The good news for California is that climate change is making it more like California, which has the tools to plan for floods and droughts, and the natural underground storage to hold the water it requires to survive. The bad news for California is that climate change is making it more like California, where the water problems have always been man-made. More resources are still dedicated to building gray infrastructure than green. Meanwhile, water attorneys quietly tell me that they think every basin in the state could be adjudicated in the coming decades—a long and painful process that would account for every drop above and below and create yet more opportunities for building water wealth. No fleeting stream would flow unclaimed. Where pumping and recharge are metered and tracked, groundwater won’t just be owned; it will be traded on new markets. McMullin is planning one.

Hurley says he has told farmers in McMullin that he’ll do everything he can to see that they don’t have to retire any acreage—though he hopes some will. “There’s some land out there that’s better used as a parking lot than what they’re attempting to grow on it,” he says. It’s a decision that more and more growers are already being forced to make. Taken together, the impact of all those empty fields will ripple across the region and the nation, shrinking the local economy and raising food prices for everyone.
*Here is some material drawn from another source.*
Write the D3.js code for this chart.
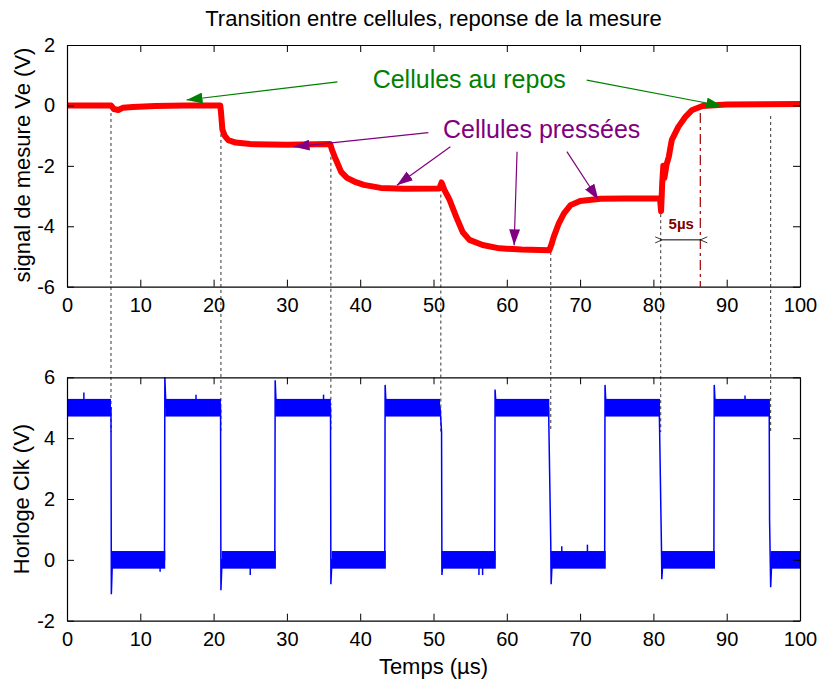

The Kings River conflict could trickle two or 20 years into the future—no one really knows yet. Nearly 10 months after the first hearings, there has been no ruling. In the meantime, Bachand is running more field-flooding experiments with farmers across California, who don’t fear the flood like they did just a few years ago. Scientists have developed a tool to help them determine when and where to recharge the most water without contributing to a decline in quality. Taken far beyond the fields of Terranova, on-farm recharge could help perform a function rivers supplied before we bent them to our will, in a way that also works for 21st-century California. Along with it, piecemeal floodplain and wetland restoration could create habitat and recreational greenspace in one of the country’s most polluted regions.

Even if none of it were to go his way—if the Kings River management won’t renew Terranova’s floodwater agreement, if the state water board doesn’t approve McMullin’s permit or grants Semitropic every drop, if the big round pumps and motors stay silent and the pipes and canals stay dry and empty—Don Cameron’s innovation would still have flooded across California.